Hay ahí un capital social, de carácter simbólico (y no solamente simbólico), que debemos preservar si es que como sociedad pretendemos mantenernos lo más alejados posible del fantasma de la corrupción generalizada.

Muy significativa es, por cierto, la anécdota, relatada en el texto, cuando uno de los capitostes del diario, con la dictadura ya en declinación, llama a los representantes laborales a su oficina y les ofrece 49 millones de pesos a cada uno de ellos, por su complicidad ante los negociados en marcha, y ellos le contestan mandándolo al diablo.

No fueron escasos, tampoco, los periodistas que, una vez restaurada la democracia, intentaron dignificar este medio, que llevaba sobre sus espaldas la pesada herencia de una obsecuencia sin límites, para romper los monocordes voces del duopolio que domina, sin grandes contrapesos, la pauta periodística de nuestro país.

Lo curioso es que estos trapos oscuros de la transición hayan salido a la luz a partir de la instauración del Consejo de la Transparencia, lo cual también es una señal positiva, dentro de lo sórdido del caso.

En efecto, el contexto en el que surge el reportaje es el siguiente: el periódico electrónico El Mostrador publica un artículo que revela que el Consejo de la Transparencia ordenó a La Nación, sin mucho éxito, dar a conocer los sueldos de su directorio. El diario de la calle Agustinas responde, en forma furibunda, que los datos requeridos ya fueron divulgados en su memoria financiera, y manifiesta que hay maniobras de la derecha detrás de la supuesta denuncia.

Y a partir de ahí viene la serie de notas que nos ha permitido saber, por ejemplo, que el gerente general de La Nación gana 12 millones de pesos mensuales (esto es, más que la Presidenta y sus ministros, y equivalente al sueldo de los máximos ejecutivos de Codelco, empresa que mueve capitales un poco superiores a los del diario de marras). O cómo entre septiembre y octubre de 1991, la Sociedad de Inversiones Colliguay S.A. se hizo dueña de un tercio del paquete accionario de La Nación, pagando la ridícula suma de 19 millones de pesos.
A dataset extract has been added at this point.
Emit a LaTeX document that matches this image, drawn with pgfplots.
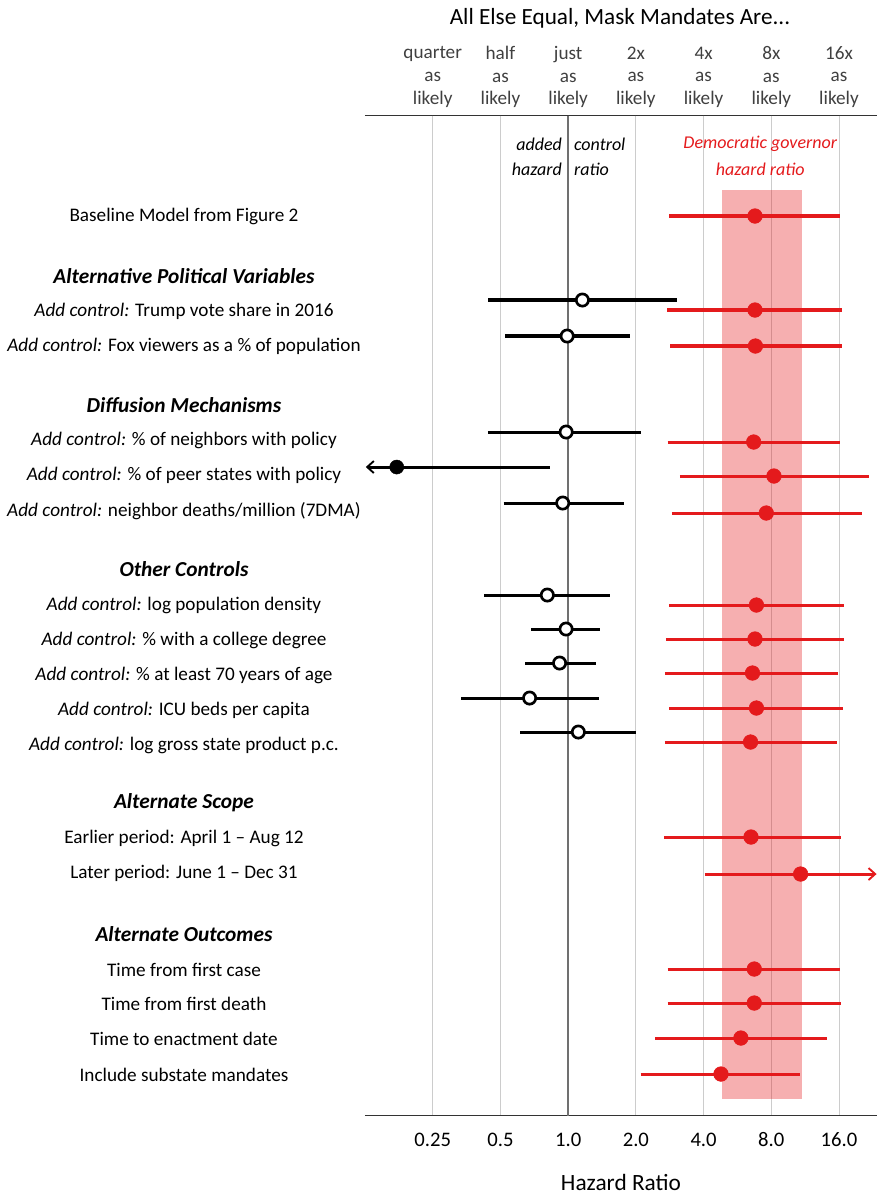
\documentclass[border=0pt]{standalone}
\usepackage{fontspec}
\setmainfont{Carlito}
\usepackage{pgfplots}
\pgfplotsset{compat=1.18}
\usetikzlibrary{arrows.meta}
\definecolor{dred}{HTML}{E41A1C}
\definecolor{gridgray}{HTML}{CCCCCC}
\definecolor{midgray}{HTML}{707070}
\definecolor{toptext}{HTML}{404040}
\newcommand{\lblfont}{\fontsize{14.4}{17}\selectfont}
\newcommand{\hdrfont}{\fontsize{16}{19}\selectfont\bfseries\itshape}
\begin{document}
\begin{tikzpicture}
\useasboundingbox (-273.75pt,-58.7pt) rectangle (385.5pt,836.8pt);
% top axis with verbal tick labels
\begin{axis}[
  at={(0,0)}, anchor=south west,
  scale only axis, width=384pt, height=750pt,
  xmode=log, log basis x=2, xmin=0.125, xmax=23.6,
  ymin=115.7, ymax=1115.7, y dir=reverse,
  axis x line*=top, axis y line=none,
  x axis line style={black!80, line width=1.1pt},
  major tick length=0pt,
  xtick={0.25,0.5,1,2,4,8,16},
  xticklabels={quarter\\as\\likely, half\\as\\likely, just\\as\\likely, 2x\\as\\likely, 4x\\as\\likely, 8x\\as\\likely, 16x\\as\\likely},
  xticklabel style={align=center, anchor=center, yshift=29pt, font=\lblfont, text=toptext},
]
\addplot[draw=none] coordinates {(1,500)};
\end{axis}
\begin{axis}[
  at={(0,0)}, anchor=south west,
  scale only axis, width=384pt, height=750pt,
  xmode=log, log basis x=2, xmin=0.125, xmax=23.6,
  ymin=115.7, ymax=1115.7, y dir=reverse,
  axis x line*=bottom, axis y line=none,
  x axis line style={black!80, line width=1.1pt},
  major tick length=0pt,
  xtick={0.25,0.5,1,2,4,8,16},
  xticklabels={0.25,0.5,1.0,2.0,4.0,8.0,16.0},
  xticklabel style={anchor=center, yshift=-18pt, font=\fontsize{15.5}{18}\selectfont},
  xmajorgrids, grid style={gridgray, line width=0.75pt},
  xlabel={Hazard Ratio},
  xlabel style={at={(axis description cs:0.5,0)}, anchor=center, inner sep=0pt, yshift=-50pt, font=\fontsize{17.5}{20}\selectfont},
  clip=false,
]
% shaded band
\addplot[fill=dred, fill opacity=0.35, draw=none] coordinates {(4.84,190) (11.0,190) (11.0,1099) (4.84,1099)} -- cycle;
% reference line at 1
\addplot[midgray, line width=1.5pt] coordinates {(1,115.7) (1,1115.7)};
% black CIs
\addplot[black, line width=2.3pt, unbounded coords=jump] coordinates {
(0.441,300) (3.04,300) (nan,nan)
(0.525,336) (1.88,336) (nan,nan)
(0.44,432) (2.11,432) (nan,nan)
(0.516,503) (1.78,503) (nan,nan)
(0.424,595) (1.53,595) (nan,nan)
(0.686,629) (1.385,629) (nan,nan)
(0.645,663) (1.33,663) (nan,nan)
(0.335,698) (1.37,698) (nan,nan)
(0.613,732) (2.0,732)
};
\addplot[black, line width=2.3pt, -{Straight Barb[length=5pt,width=9pt,line width=1.4pt]}] coordinates {(0.83,467) (0.126,467)};
% red CIs
\addplot[draw=dred, line width=2.3pt, unbounded coords=jump] coordinates {
(2.81,216) (16.1,216) (nan,nan)
(2.76,310) (16.5,310) (nan,nan)
(2.84,346) (16.5,346) (nan,nan)
(2.77,442) (16.1,442) (nan,nan)
(3.14,476) (21.8,476) (nan,nan)
(2.89,513) (20.2,513) (nan,nan)
(2.81,605) (16.9,605) (nan,nan)
(2.72,639) (16.9,639) (nan,nan)
(2.69,673) (15.9,673) (nan,nan)
(2.81,708) (16.7,708) (nan,nan)
(2.69,742) (15.6,742) (nan,nan)
(2.67,837) (16.3,837) (nan,nan)
(2.77,969) (16.1,969) (nan,nan)
(2.77,1003) (16.3,1003) (nan,nan)
(2.44,1038) (14.1,1038) (nan,nan)
(2.10,1074) (10.76,1074)
};
\addplot[draw=dred, line width=2.3pt, -{Straight Barb[length=5pt,width=9pt,line width=1.4pt]}] coordinates {(4.05,874) (23.5,874)};
% black points (open)
\addplot[black, only marks, mark=*, mark size=4.6pt, mark options={fill=white, draw=black, line width=2pt}] coordinates {
(1.157,300) (0.99,336) (0.98,432) (0.946,503) (0.808,595) (0.979,629) (0.916,663) (0.674,698) (1.11,732)
};
% black filled point
\addplot[black, only marks, mark=*, mark size=5.3pt, mark options={fill=black, draw=black, line width=0.3pt}] coordinates {(0.173,467)};
% red points
\addplot[dred, only marks, mark=*, mark size=5.5pt, mark options={fill=dred, draw=dred, line width=0.4pt}] coordinates {
(6.77,216) (6.77,310) (6.80,346) (6.68,442) (8.22,476) (7.60,513) (6.87,605) (6.77,639) (6.60,673) (6.87,708) (6.47,742) (6.50,837) (10.8,874) (6.72,969) (6.72,1003) (5.86,1038) (4.78,1074)
};
% annotations
\node[anchor=east, inner sep=0pt, xshift=-4.5pt, font=\fontsize{13.5}{16}\selectfont\itshape] at (axis cs:1,144) {added};
\node[anchor=east, inner sep=0pt, xshift=-4.5pt, font=\fontsize{13.5}{16}\selectfont\itshape] at (axis cs:1,169) {hazard};
\node[anchor=west, inner sep=0pt, xshift=4.3pt, font=\fontsize{13.5}{16}\selectfont\itshape] at (axis cs:1,144) {control};
\node[anchor=west, inner sep=0pt, xshift=4.3pt, font=\fontsize{13.5}{16}\selectfont\itshape] at (axis cs:1,169) {ratio};
\node[anchor=center, inner sep=0pt, text=dred, font=\fontsize{13.5}{16}\selectfont\itshape] at (axis cs:7.14,144) {Democratic governor};
\node[anchor=center, inner sep=0pt, text=dred, font=\fontsize{13.5}{16}\selectfont\itshape] at (axis cs:7.14,169) {hazard ratio};
% title
\node[anchor=center, font=\fontsize{17.4}{20}\selectfont] at (axis cs:1.70,18) {All Else Equal, Mask Mandates Are...};
% row labels
\begin{scope}[every node/.style={anchor=center, xshift=-135.75pt, font=\lblfont}]
\node at (axis cs:0.125,216) {Baseline Model from Figure 2};
\node[font=\hdrfont] at (axis cs:0.125,276) {Alternative Political Variables};
\node at (axis cs:0.125,311) {\textit{Add control:} Trump vote share in 2016};
\node at (axis cs:0.125,346) {\textit{Add control:} Fox viewers as a \% of population};
\node[font=\hdrfont] at (axis cs:0.125,405) {Diffusion Mechanisms};
\node at (axis cs:0.125,440) {\textit{Add control:} \% of neighbors with policy};
\node at (axis cs:0.125,475) {\textit{Add control:} \% of peer states with policy};
\node at (axis cs:0.125,511) {\textit{Add control:} neighbor deaths/million (7DMA)};
\node[font=\hdrfont] at (axis cs:0.125,569) {Other Controls};
\node at (axis cs:0.125,605) {\textit{Add control:} log population density};
\node at (axis cs:0.125,640) {\textit{Add control:} \% with a college degree};
\node at (axis cs:0.125,675) {\textit{Add control:} \% at least 70 years of age};
\node at (axis cs:0.125,710) {\textit{Add control:} ICU beds per capita};
\node at (axis cs:0.125,745) {\textit{Add control:} log gross state product p.c.};
\node[font=\hdrfont] at (axis cs:0.125,803) {Alternate Scope};
\node at (axis cs:0.125,838) {Earlier period: April 1 -- Aug 12};
\node at (axis cs:0.125,873) {Later period: June 1 -- Dec 31};
\node[font=\hdrfont] at (axis cs:0.125,934) {Alternate Outcomes};
\node at (axis cs:0.125,970) {Time from first case};
\node at (axis cs:0.125,1004) {Time from first death};
\node at (axis cs:0.125,1039) {Time to enactment date};
\node at (axis cs:0.125,1075) {Include substate mandates};
\end{scope}
\end{axis}
\end{tikzpicture}
\end{document}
El triste corolario de esta historia es que los seguidores de Sebastián Piñera se sienten envalentonados para proclamar que ya no hay superioridad moral de la Concertación frente a la Alianza, cuando se emulan, casi al pie de la letra, los métodos de enriquecimiento aplicados antes por los Yuraszeck y los Ponce Lerou. Por más que las diferencias en la escala de las “pasadas”, hablando en plata, sigan siendo siderales.

Y lo más grave de todo: otra vez vuelven al ataque los jinetes de las privatizaciones a ultranza, enfrentando esta vez sí el súbito inconveniente de que buena parte de lo público, en este caso ya está privatizado y quedó en manos de un club de amigos cuyos intereses claramente no son ideológicos sino más bien pecuniarios.

A ellos habría que decirles, sin embargo, que si estas cosas se han sabido y han emergido al debate público, es porque, mal que les pese a los defensores del duopolio, existe todavía en Chile una prensa plural –cuyo espacio, sin duda, debiera ampliarse- para sacar de debajo de la alfombra las verdades incómodas. Las verdades que duelen y que nos recuerdan que la decencia es como la virginidad: sólo se pierde una vez.